Son numéro terminé ,il parut  désolé : « Ah ! quel dommage que vous n’ayez pas été là , le mois dernier, vous auriez assisté à la réunion des agents de vente…enfin cela ne fait rien, je vais vous faire entendre la bande ». Ainsi,  j’ai écouté  son  ancien discours sur magnétophone. Après quelques envolée lyriques, il terminait son allocution par cette phrase inoubliable :

 «  Jésus-Christ a promis, aux hommes, le Bonheur  dans le ciel,  Paul Ricard leur donne sur la terre ».

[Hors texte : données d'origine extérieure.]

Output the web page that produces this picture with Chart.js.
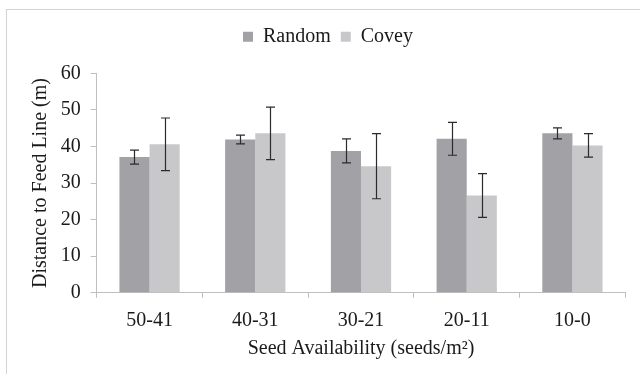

 J’avoue que j’ai été assez bluffée…

 Quelques mois plus tard , alors que j’étais en fonction, j’ai eu l ‘honneur d’être conviée à la  nouvelle réunion officielle des représentants, agents généraux  et directeurs  commerciaux de la Société : plus d’une centaine de personnes… Tous des hommes !!! Chacun portait un  blouson rouge avec un écusson ‘’Ricard’’ sur la poitrine. Après le discours, toujours aussi enflammé de Charles Pasqua,   la main sur la couture du pantalon, le regard fixé droit devant eux,  les assistants entamèrent à l’unisson l’hymne Ricard , composé  sur la musique de ‘’L’Ave Maria’’:

             

                                            ‘’ Oh Toi ! sainte Marthe [1]

                                            ‘’ Reine du Paraclet,    

                                            ‘’ Avant qu’on ne parte,

                                           ‘’ Sers  un Ricard bien frais.

 

                                                         Refrain

                                             ‘’ Ave, ave, ave cinq volumes d’eau !

                                             ‘’ Ave, ave, ave cinq volumes d’eau !

 

                                            ‘’ Aux hypocondriaques 

                                            ‘’ Il redonne la joie,     

                                            ‘’ Il prévient les attaques

                                            ‘’ Et les crises de foie !

 

                                                   

                                                              Refrain

                                              ‘’ Ave, ave, ave cinq volumes d’eau   !

                                              ‘’ Ave, ave, ave cinq volumes d’eau.   !

 

La cérémonie terminée, ‘’les vainqueurs de la soif’’ s’en allaient gaillardement rendre visite aux bistrots les plus proches. Dès l’entrée de ses troupes, le  futur Ministre de l’Intérieur , s’adressant au patron,  annonçait : « A la Mienne ! à la Tienne ! à la Sienne ! à la Nôtre ! à la Vôtre ! à la Leur ! » ,  ce qu’on pouvait traduire par «  six Ricard pour chacun »

 

Apparemment cette manière de diriger était excellente, puisqu’en 1961, année de mon engagement, il avait été vendu II.000.000 de bouteilles ,  l’année suivante 16.000.000 et la courbe ne cessait de grimper.